Why Women And Girls Matter

Why Women And Girls Matter

“It’s still too easy to make gender equality merely an ‘add on’ to [aid] programs,” says CARE Australia CEO Dr Julia Newton-Howes. Here, she outlines three approaches that have enabled change in some of the world’s poorest communities.

The majority of the world’s poorest people are female. They are more likely than their brothers to miss school to help with household chores, more likely to suffer neglect and poor nutrition in childhood, more at risk of violence and sexual abuse. They are less likely to own, control or inherit assets and face many other hurdles unique to their gender.  These arise because most societies value boys more than girls and view men as natural leaders in families and communities.

I have spent the past 25 years working to eliminate extreme poverty and now work for an organisation, CARE International, with a 70 year record of successful support for some of the world’s most disadvantaged groups.  It is crystal clear that overcoming poverty and empowering women and girls are causes that must be pursued in tandem.

Much well-intentioned work sets out to assist entire communities.  Meetings and discussions may be held with community leaders to understand their situation and work out strategies to assist.  Plans are drawn up and work begins.  But if the community leaders are all men, they will pursue priorities of roughly half the population.

CARE Australia CEO Julia Newton-Howes in Malawi. ©Josh Estey/CARE
CARE Australia CEO Julia Newton-Howes (pictured centre) in Malawi. © Josh Estey/CARE

Men’s priorities often relate to commercial activities they are more likely to control.  Of course, improvements here can be useful for everyone. But global analysis by the UN suggests that, on average, men in poor communities allocate around 30-40 per cent of their income to family priorities whereas women allocate closer to 90 per cent.

Women’s priorities are more likely to be access to water, food, schooling and healthcare.  But while a program which addresses both men and women’s priorities is better than one that doesn’t, it is still not getting to the heart of the problem.

So how can we support stronger communities to ensure girls and women are valued alongside men and boys?

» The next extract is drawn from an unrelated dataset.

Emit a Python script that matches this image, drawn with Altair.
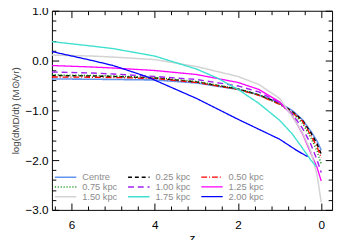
import altair as alt
import pandas as pd

# ---- data ----
names = ["Centre", "0.25 kpc", "0.50 kpc", "0.75 kpc", "1.00 kpc",
         "1.25 kpc", "1.50 kpc", "1.75 kpc", "2.00 kpc"]

z_common = [6.47, 5.5, 5.0, 4.0, 3.0, 2.0, 1.5, 1.0, 0.7, 0.45, 0.25, 0.1, 0.0]
y_centre = [-0.37, -0.375, -0.38, -0.39, -0.45, -0.58, -0.69, -0.85, -1.0, -1.19, -1.42, -1.62, -1.8]
y_025 = [-0.30, -0.31, -0.32, -0.35, -0.43, -0.57, -0.69, -0.86, -1.02, -1.2, -1.45, -1.68, -1.88]
y_050 = [-0.33, -0.335, -0.34, -0.36, -0.44, -0.58, -0.70, -0.88, -1.04, -1.22, -1.5, -1.74, -1.95]
y_075 = [-0.29, -0.30, -0.31, -0.34, -0.42, -0.57, -0.69, -0.87, -1.05, -1.26, -1.55, -1.82, -2.08]
y_100 = [-0.23, -0.25, -0.27, -0.32, -0.38, -0.51, -0.63, -0.85, -1.07, -1.36, -1.68, -2.0, -2.25]
y_125 = [-0.10, -0.13, -0.15, -0.20, -0.28, -0.44, -0.58, -0.83, -1.1, -1.47, -1.86, -2.15, -2.42]
y_150 = [0.11, 0.09, 0.07, 0.02, -0.12, -0.32, -0.48, -0.76, -1.12, -1.45, -1.82, -2.3, -2.85]

z_175 = [6.47, 5.5, 5.0, 4.0, 3.0, 2.5, 2.0, 1.5, 1.0, 0.7, 0.45, 0.25, 0.12]
y_175 = [0.38, 0.29, 0.24, 0.09, -0.17, -0.35, -0.58, -0.86, -1.2, -1.47, -1.76, -2.0, -2.13]

z_200 = [6.47, 5.5, 5.0, 4.2, 3.0, 2.0, 1.5, 1.0, 0.6, 0.33]
y_200 = [0.18, 0.0, -0.1, -0.32, -0.76, -1.18, -1.38, -1.58, -1.8, -1.93]

colors = ["#6495ED", "#000000", "#FF0000", "#008B00", "#A020F0",
          "#FF00FF", "#D3D3D3", "#40E0D0", "#0000FF"]
dashes = [[1, 0], [4, 3], [6, 2, 1, 2], [1, 2], [6, 4],
          [1, 0], [1, 0], [1, 0], [1, 0]]
widths = [1.6, 1.5, 1.3, 1.3, 1.5, 2.0, 1.6, 1.1, 1.6]

x_major = [0, 2, 4, 6]
x_minor = [0.4, 0.8, 1.2, 1.6, 2.4, 2.8, 3.2, 3.6, 4.4, 4.8, 5.2, 5.6, 6.4]
y_major = [-3, -2, -1, 0, 1]
y_minor = [round(-3 + 0.2 * i, 1) for i in range(21) if i % 5 != 0]

# ---- build the table ----
series_z = [z_common] * 7 + [z_175, z_200]
series_y = [y_centre, y_025, y_050, y_075, y_100, y_125, y_150, y_175, y_200]
rows = []
for n, zs, ys in zip(names, series_z, series_y):
    for i, (zz, yy) in enumerate(zip(zs, ys)):
        rows.append({"s": n, "z": zz, "v": yy, "o": i})
df = pd.DataFrame(rows)

# legend filled row-major with 3 columns -> reorder to look column-major
order = [0, 3, 6, 1, 4, 7, 2, 5, 8]
leg_dom = [names[i] for i in order]
leg_col = [colors[i] for i in order]
leg_dash = [dashes[i] for i in order]
leg_w = [widths[i] for i in order]

FONT = "Liberation Sans"
xs = alt.Scale(domain=[-0.26, 6.47], reverse=True, nice=False, zero=False)
ys = alt.Scale(domain=[-3.0, 1.0], nice=False, zero=False)

legend = alt.Legend(orient="none", legendX=2, legendY=166, columns=3, title=None,
                    symbolType="stroke", symbolSize=484, labelFontSize=9.5,
                    labelColor="#8c8c8c", labelFont=FONT, rowPadding=0,
                    columnPadding=10, labelOffset=5, padding=0, clipHeight=9)

lines = alt.Chart(df).mark_line().encode(
    x=alt.X("z:Q", scale=xs, axis=alt.Axis(values=x_major, format="d", ticks=False,
            domain=False, grid=False, labelFont=FONT, labelFontSize=12,
            labelColor="black", labelPadding=10, title="z", titleFont=FONT,
            titleFontSize=12, titleFontWeight="normal", titlePadding=2)),
    y=alt.Y("v:Q", scale=ys, axis=alt.Axis(values=y_major, format=".1f", ticks=False,
            domain=False, grid=False, labelFont=FONT, labelFontSize=12,
            labelColor="black", labelPadding=4,
            title="log(dMD/dt)  (M⊙/yr)", titleFont=FONT, titleFontSize=10,
            titleFontWeight="normal", titleColor="#444444", titlePadding=5)),
    color=alt.Color("s:N", scale=alt.Scale(domain=leg_dom, range=leg_col), legend=legend),
    strokeDash=alt.StrokeDash("s:N", scale=alt.Scale(domain=leg_dom, range=leg_dash), legend=legend),
    strokeWidth=alt.StrokeWidth("s:N", scale=alt.Scale(domain=leg_dom, range=leg_w), legend=legend),
    order="o:Q",
)


def tick_layer(xo, yo, xv, yv, size):
    return alt.Chart(df).mark_point(opacity=0).encode(
        x=alt.X("z:Q", scale=xs, axis=alt.Axis(orient=xo, values=xv, tickSize=size,
                offset=-size, labels=False, domain=False, grid=False, title=None,
                tickColor="black", tickWidth=1)),
        y=alt.Y("v:Q", scale=ys, axis=alt.Axis(orient=yo, values=yv, tickSize=size,
                offset=-size, labels=False, domain=False, grid=False, title=None,
                tickColor="black", tickWidth=1)),
    )


chart = alt.layer(
    lines,
    tick_layer("bottom", "left", x_major, y_major, 7),
    tick_layer("bottom", "left", x_minor, y_minor, 4),
    tick_layer("top", "right", x_major, y_major, 7),
    tick_layer("top", "right", x_minor, y_minor, 4),
).resolve_axis(x="independent", y="independent").properties(
    width=287, height=204,
    autosize=alt.AutoSizeParams(type="none"),
    padding={"left": 45, "top": 0, "right": 3, "bottom": 28},
).configure_view(stroke="black", strokeWidth=1)

chart.save("out.html", embed_options={"renderer": "svg", "actions": False})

About 10 years ago, CARE International started a five-year inquiry into women’s empowerment and gender equality, examining a wide variety of programs in 24 countries around the world.  This work, published as Strong Women, Strong Communities, describes in practical detail a framework for change as well as approaches for measuring empowerment.  Our simple findings call on all those working for gender equality and women’s empowerment to pursue three approaches:

  1. Support women themselves, their skills, knowledge, confidence and aspirations. Too many activities stop here. It is not enough to provide training or even small loans to women if their husbands or fathers refuse to let them leave the house or take control of any funds they raise.
  2. Address the relationships through which women negotiate their lives
    It is through other people that we learn our place in the world, through relationships with parents, partners and friends.  Helping women come together to discuss and pursue their individual aims, for example in savings and loans groups, can create powerful support networks.  Similarly, working with family units to provide tools which may be outside prevailing cultural norms for men and women to decide and pursue their aims together.
  3. Formal and informal structures and norms define or dictate women’s choices, linked to culture, tradition, faith or caste and ethnicity
    Few structures are more profoundly influential than gender.  Our work has shown that to address the entrenched disadvantage of women and girls, it is important to work with communities to examine, question and potentially alter these structures.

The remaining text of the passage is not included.